Einstein’s Wife: Open Letter to PBS Postscript
A Postscript to my Open Letter to PBS.
In the comments solicited by PBS from Geraldine Hilton, writer/producer of the “Einstein’s Wife” documentary, she writes of the three academics who have dissociated themselves from the film, John Stachel, Robert Schulmann and Gerald Holton, that “not one has come forward and claimed they were misrepresented because they weren’t”: Defending Einstein’s Wife Film.
However, the historian of physics Gerald Holton responds in an email to me:
As to my ‘not coming forward’, as you report them to have said: I sure did, as many of my friends and colleagues will confirm. I told them how I felt to have been tricked into appearing in this awful film, because the film people said it was to be about Albert Einstein – not a word about his wife being made the main character, with entirely false claims.
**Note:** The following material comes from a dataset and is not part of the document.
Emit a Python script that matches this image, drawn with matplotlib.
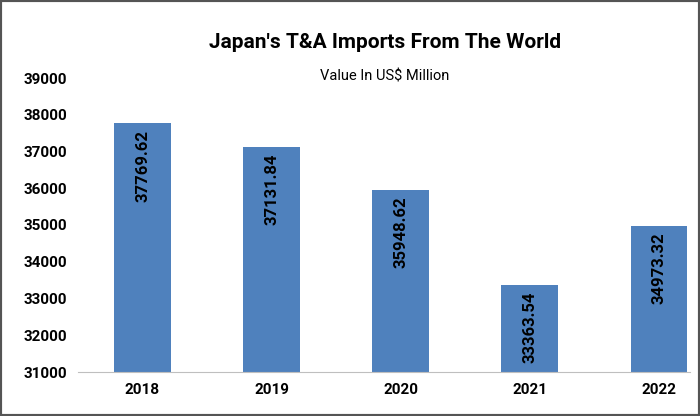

Thereby they also demeaned Mileva, about whose true, respectable role I and others have written.
That Geraldine Hilton deceived Stachel, Schulmann and Holton about the nature of her film is implicitly acknowledged by Hilton herself in a comment she made in an interview [pdf] she gave to an Australian newspaper in 2004 in which she reports how she dealt with what she describes as the “Einstein supporters”:
‘She’s just an Aussie director, what would she know’, is what they’d think, we’d act dumb, we’re just a couple of Aussie chicks and they’d think, ‘what would they know’.
One would be interested to know what PBS thinks about the ethical standards of a film-maker who sets out to make a documentary carrying a doctrinaire message, and deliberately withholds from interviewees with expertise on the subject the true nature of the project. Little wonder that it resulted in what Stachel describes as a “whole series of entangled falsehoods” (personal communication), and Holton as “a sorry fiction” that is a “blatant perversion of the role of Mileva Marić”.